By substituting for $ x = 1/(t-\xi_2) $ it amounts to show that both sides of the aforementioned identity have the same expansion in powers of $x$. But now we can easily find coefficients of those expansions, the one on the right hand side is a convolution of two binomial expansions whereas the one on the left hand side is given from the definitions of the Appell series.
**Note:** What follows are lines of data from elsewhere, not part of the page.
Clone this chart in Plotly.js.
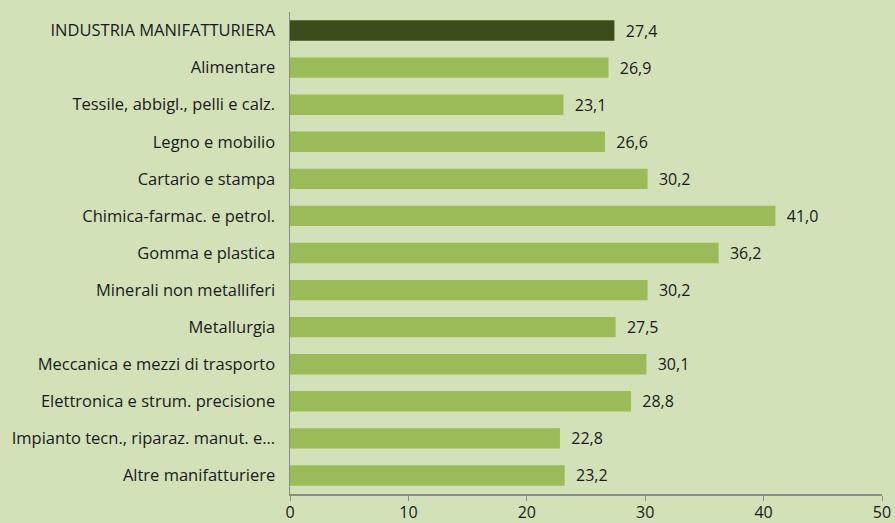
<!DOCTYPE html>
<html>
<head>
<meta charset="utf-8">
<script src="https://cdn.plot.ly/plotly-3.0.1.min.js"></script>
<style>html,body{margin:0;padding:0;background:#d3e1b9;}</style>
</head>
<body>
<div id="chart" style="width:895px;height:523px;"></div>
<script>
const categories = [
  "INDUSTRIA MANIFATTURIERA",
  "Alimentare",
  "Tessile, abbigl., pelli e calz.",
  "Legno e mobilio",
  "Cartario e stampa",
  "Chimica-farmac. e petrol.",
  "Gomma e plastica",
  "Minerali non metalliferi",
  "Metallurgia",
  "Meccanica e mezzi di trasporto",
  "Elettronica e strum. precisione",
  "Impianto tecn., riparaz. manut. e...",
  "Altre manifatturiere"
];
const values = [27.4, 26.9, 23.1, 26.6, 30.2, 41.0, 36.2, 30.2, 27.5, 30.1, 28.8, 22.8, 23.2];
const xTicks = [0, 10, 20, 30, 40, 50];

const colors = values.map((v, i) => i === 0 ? '#3a4d1b' : '#9bbb59');

const trace = {
  type: 'bar',
  orientation: 'h',
  y: categories,
  x: values,
  marker: {color: colors, line: {width: 0}},
  texttemplate: '  %{x:.1f}',
  textposition: 'outside',
  constraintext: 'none',
  textfont: {family: 'Open Sans, sans-serif', size: 16, color: '#1a1a1a'},
  cliponaxis: false,
  hoverinfo: 'none'
};

const layout = {
  width: 895, height: 523,
  margin: {l: 290, r: 13, t: 12, b: 29},
  paper_bgcolor: '#d3e1b9',
  plot_bgcolor: '#d3e1b9',
  separators: ',.',
  bargap: 0.45,
  showlegend: false,
  font: {family: 'Open Sans, sans-serif', color: '#1a1a1a'},
  xaxis: {
    range: [0, 50],
    tickvals: xTicks,
    showgrid: false,
    zeroline: false,
    showline: true,
    linecolor: '#8c8c8c',
    linewidth: 1.5,
    ticks: 'outside',
    ticklen: 5,
    tickcolor: '#8c8c8c',
    ticklabelstandoff: -2,
    tickfont: {size: 16, color: '#1a1a1a'},
    fixedrange: true
  },
  yaxis: {
    autorange: 'reversed',
    showgrid: false,
    zeroline: false,
    showline: true,
    linecolor: '#8c8c8c',
    linewidth: 1.5,
    ticks: '',
    ticklabelstandoff: 10,
    tickfont: {size: 16.5, color: '#1a1a1a'},
    fixedrange: true
  }
};

Plotly.newPlot('chart', [trace], layout, {displayModeBar: false, staticPlot: true});
</script>
</body>
</html>
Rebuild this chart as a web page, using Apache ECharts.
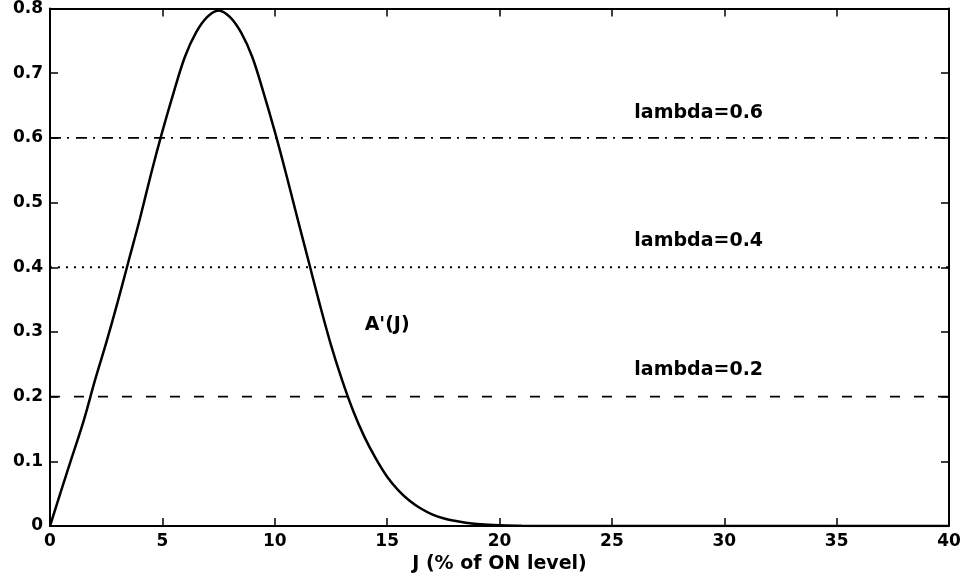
<!DOCTYPE html>
<html>
<head>
<meta charset="utf-8">
<script src="https://cdn.jsdelivr.net/npm/echarts@6/dist/echarts.min.js"></script>
<style>
  html, body { margin: 0; padding: 0; background: #fff; }
  #chart { width: 967px; height: 579px; }
</style>
</head>
<body>
<div id="chart"></div>
<script>
// J values (% of ON level) and the A'(J) curve
const jValues = [0, 0.5, 1, 1.5, 2, 2.5, 3, 3.5, 4, 4.5, 5, 5.5, 6, 6.5, 7, 7.5,
  8, 8.5, 9, 9.5, 10, 10.5, 11, 11.5, 12, 12.5, 13, 13.5, 14, 14.5, 15, 15.5,
  16, 16.5, 17, 17.5, 18, 18.5, 19, 20, 21, 22, 40];
const aValues = [0, 0.055, 0.109, 0.163, 0.225, 0.283, 0.345, 0.41, 0.475, 0.545, 0.61, 0.67, 0.725, 0.763, 0.787, 0.797,
  0.787, 0.763, 0.725, 0.67, 0.61, 0.545, 0.477, 0.41, 0.343, 0.28, 0.225, 0.177, 0.137, 0.104, 0.076, 0.055,
  0.039, 0.027, 0.018, 0.012, 0.008, 0.005, 0.003, 0.001, 0.0003, 0, 0];

// Constant lambda thresholds
const lambdaLevels = [0.6, 0.4, 0.2];
const lambdaNames = ['lambda=0.6', 'lambda=0.4', 'lambda=0.2'];
const lambdaDash = [[11, 6, 2, 7], [2, 6], [10, 14]];

// Text annotations [J, value, text]
const notes = [
  [26.0, 0.639, 'lambda=0.6'],
  [26.0, 0.44, 'lambda=0.4'],
  [26.0, 0.241, 'lambda=0.2'],
  [14.0, 0.31, "A'(J)"]
];

const xTicks = { min: 0, max: 40, step: 5 };
const yTicks = { min: 0, max: 0.8, step: 0.1 };

const FONT = '"DejaVu Sans", sans-serif';
const chart = echarts.init(document.getElementById('chart'), null, { renderer: 'canvas' });

const frameAxis = {
  axisLine: { show: true, onZero: false, lineStyle: { color: '#000', width: 2 } },
  axisTick: { show: true, inside: true, length: 8, lineStyle: { color: '#000', width: 1.5 } },
  splitLine: { show: false }
};

const series = [{
  type: 'line',
  name: "A'(J)",
  data: jValues.map((j, i) => [j, aValues[i]]),
  showSymbol: false,
  smooth: 0.35,
  lineStyle: { color: '#000', width: 2.5 },
  z: 5
}];

lambdaLevels.forEach((lv, i) => {
  series.push({
    type: 'line',
    name: lambdaNames[i],
    data: [[xTicks.min, lv], [xTicks.max, lv]],
    showSymbol: false,
    lineStyle: { color: '#000', width: 1.8, type: lambdaDash[i] },
    z: 3
  });
});

chart.setOption({
  backgroundColor: '#fff',
  animation: false,
  grid: { left: 50, right: 18, top: 8, bottom: 53, containLabel: false },
  xAxis: [
    Object.assign({
      type: 'value', min: xTicks.min, max: xTicks.max, interval: xTicks.step,
      position: 'bottom',
      name: 'J (% of ON level)', nameLocation: 'middle', nameGap: 25,
      nameTextStyle: { fontFamily: FONT, fontWeight: 'bold', fontSize: 19, color: '#000' },
      axisLabel: { fontFamily: FONT, fontWeight: 'bold', fontSize: 17, color: '#000', margin: 7 }
    }, frameAxis),
    Object.assign({
      type: 'value', min: xTicks.min, max: xTicks.max, interval: xTicks.step,
      position: 'top', axisLabel: { show: false }
    }, frameAxis)
  ],
  yAxis: [
    Object.assign({
      type: 'value', min: yTicks.min, max: yTicks.max, interval: yTicks.step,
      position: 'left',
      axisLabel: { fontFamily: FONT, fontWeight: 'bold', fontSize: 17, color: '#000', margin: 7,
        formatter: v => (Math.round(v * 10) / 10).toString() }
    }, frameAxis),
    Object.assign({
      type: 'value', min: yTicks.min, max: yTicks.max, interval: yTicks.step,
      position: 'right', axisLabel: { show: false }
    }, frameAxis)
  ],
  series: series
});

// Place the annotation texts at their data coordinates
chart.setOption({
  graphic: notes.map(n => {
    const p = chart.convertToPixel({ xAxisIndex: 0, yAxisIndex: 0 }, [n[0], n[1]]);
    return {
      type: 'text',
      x: p[0], y: p[1],
      z: 10,
      style: {
        text: n[2],
        fill: '#000',
        font: 'bold 19px ' + FONT,
        textAlign: 'left',
        textVerticalAlign: 'middle'
      }
    };
  })
});
</script>
</body>
</html>
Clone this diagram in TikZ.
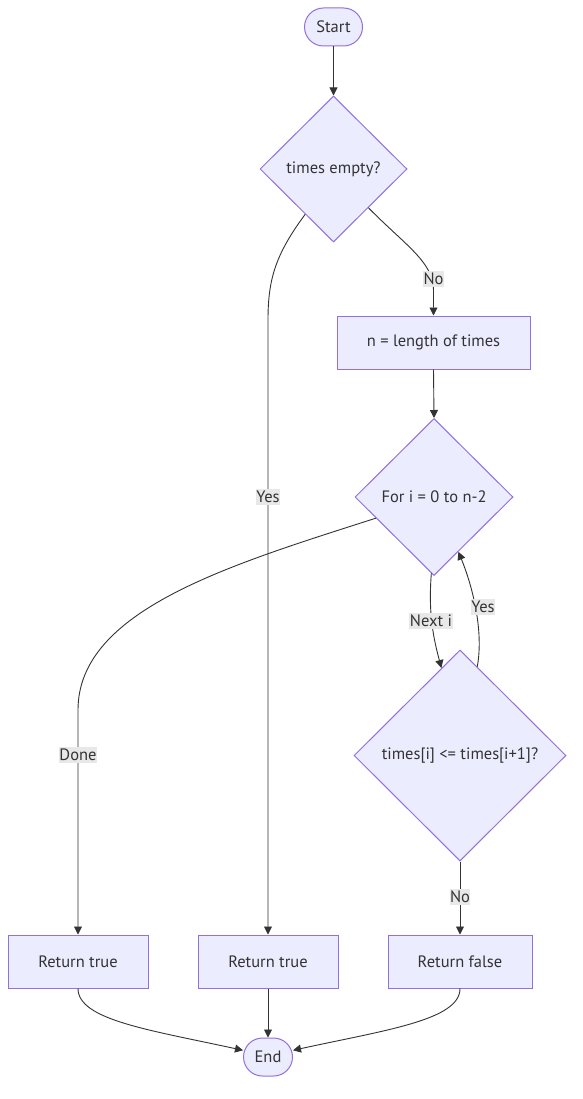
\documentclass[tikz,border=0pt]{standalone}
\usepackage{fontspec}
\setmainfont{PT Sans}
\usetikzlibrary{shapes.geometric,arrows.meta}
\definecolor{nodefill}{HTML}{ECECFF}
\definecolor{nodeline}{HTML}{9370DB}
\definecolor{txt}{HTML}{333333}
\definecolor{lblbg}{HTML}{E8E8E8}
\begin{document}
\begin{tikzpicture}[x=1pt,y=-1pt,
  base/.style={draw=nodeline, fill=nodefill, text=txt, line width=1pt, font=\fontsize{16.5}{19}\selectfont, inner sep=0pt},
  term/.style={base, rectangle, rounded corners=19pt, minimum height=38pt},
  proc/.style={base, rectangle, minimum height=53pt},
  dec/.style={base, diamond},
  flow/.style={draw=txt, line width=0.9pt, -{Triangle[length=8pt,width=8pt]}},
  lbl/.style={fill=lblbg, text=txt, font=\fontsize{16.5}{19}\selectfont, inner xsep=0.5pt, inner ysep=2.5pt}
]
\useasboundingbox[fill=white] (0,0) rectangle (582,1099);

\node[term, minimum width=58pt] (start) at (333.5,27) {Start};
\node[dec, minimum width=147pt, minimum height=146pt] (q1) at (333.5,169) {times empty?};
\node[proc, minimum width=193pt] (n) at (433.5,342.5) {n = length of times};
\node[dec, minimum width=158pt, minimum height=157pt] (loop) at (434,497) {For i = 0 to n-2};
\node[dec, minimum width=212pt, minimum height=211pt] (cmp) at (460,755.5) {times[i] <= times[i+1]?};
\node[proc, minimum width=140pt] (rt1) at (78,961.5) {Return true};
\node[proc, minimum width=140pt] (rt2) at (268,961.5) {Return true};
\node[proc, minimum width=144pt] (rf) at (460,961.5) {Return false};
\node[term, minimum width=49pt] (end) at (268,1057) {End};

\draw[flow] (start.south) -- (q1.north);
\draw[flow] (q1.238) .. controls (275,255) and (268,280) .. (268,320) -- (rt2.north);
\draw[flow] (q1.312) .. controls (405,245) and (433.5,262) .. (433.5,290) -- (n.north);
\draw[flow] (n.south) -- (loop.north);
\draw[flow] (loop.200) .. controls (230,565) and (78,610) .. (78,710) -- (rt1.north);
\draw[flow] (loop.268) .. controls (428,615) and (434,640) .. (cmp.102);
\draw[flow] (cmp.79) .. controls (484,630) and (472,585) .. (loop.294);
\draw[flow] (cmp.south) -- (rf.north);
\draw[flow] (rt1.south) .. controls (78,1020) and (150,1030) .. (end.165);
\draw[flow] (rt2.south) -- (end.north);
\draw[flow] (rf.south) .. controls (460,1020) and (386,1030) .. (end.15);

\node[lbl] (l1) at (268,497) {Yes};
\node[lbl] (l2) at (433.5,279) {No};
\node[lbl] (l3) at (78,755) {Done};
\node[lbl] (l4) at (431,621) {Next i};
\node[lbl] (l5) at (483,607) {Yes};
\node[lbl] (l6) at (460,897) {No};
\end{tikzpicture}
\end{document}
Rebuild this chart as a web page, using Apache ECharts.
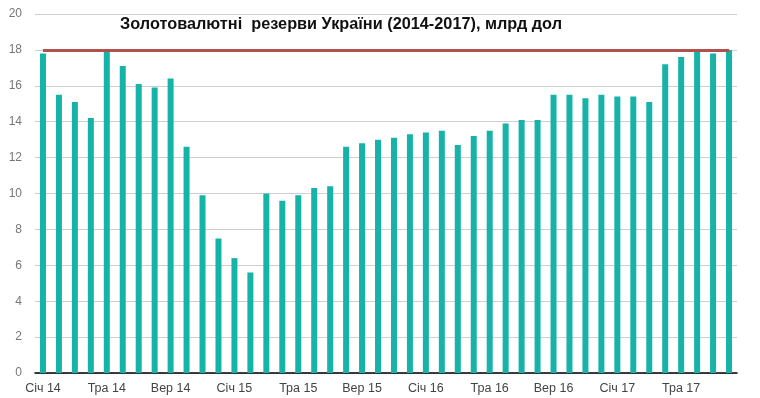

If we compare those and meticulously simplify their difference proving the identity is equivalent to proving the following:

\begin{eqnarray} -\frac{1+\chi_2}{n+\chi_3} \cdot (\xi_1-\xi_2) \cdot F_{2,1} \left[ 2-n, 2+\chi_1,1-n-\chi_3, \frac{\xi_2-\xi_1}{\xi_2-\xi_3}\right] = (-\xi_2+\xi_3) \left( F_{2,1} \left[2-n,1+\chi_1,-n-\chi_3 , \frac{\xi_2-\xi_1}{\xi_2-\xi_3}\right] - F_{2,1} \left[1-n,1+\chi_1,-n-\chi_3 , \frac{\xi_2-\xi_1}{\xi_2-\xi_3}\right] \right) \quad (i) \end{eqnarray}

for $n=1,2,3,\dots $.

Now let us simplify the right hand side of $(i)$. We have:

\begin{eqnarray} rhs &=& (-\xi_2+\xi_3) \cdot\sum\limits_{m=0}^\infty \underbrace{\left[ (2-n)^{(m)} - (1-n)^{(m)} \right]}_{(2-n)^{(m-1)} \cdot m} \cdot \frac{(1+\chi_1)^{(m)}}{(-n-\chi_3)^{(m)}} \cdot \frac{(\frac{\xi_2-\xi_1}{\xi_2-\xi_3})^m}{m!} \\ &=& (-\xi_2+\xi_3) \cdot\sum\limits_{m=1}^\infty (2-n)^{(m-1)} \cdot \frac{(1+\chi_1)^{(m)}}{(-n-\chi_3)^{(m)}} \cdot \frac{(\frac{\xi_2-\xi_1}{\xi_2-\xi_3})^m}{(m-1)!} \\ &\underbrace{=}_{m-1\rightarrow m}& (-\xi_2+\xi_3) \cdot \frac{(1+\chi_1)}{(-n-\chi_3)} \cdot \frac{\xi_2-\xi_1}{\xi_2-\xi_3} \cdot \sum\limits_{m=0}^\infty (2-n)^{(m)} \cdot \frac{(2+\chi_1)^{(m)}}{(-n+1-\chi_3)^{(m)}} \cdot \frac{(\frac{\xi_2-\xi_1}{\xi_2-\xi_3})^m}{(m)!} \\ &=& \frac{1+\chi_1}{n+\chi_3} \cdot (\xi_2-\xi_1) \cdot F_{2,1} \left[ 2-n,2+\chi_1,-n+1-\chi_3,\frac{\xi_2-\xi_1}{\xi_2-\xi_3}\right] \\ &=& lhs \end{eqnarray} This completes the proof.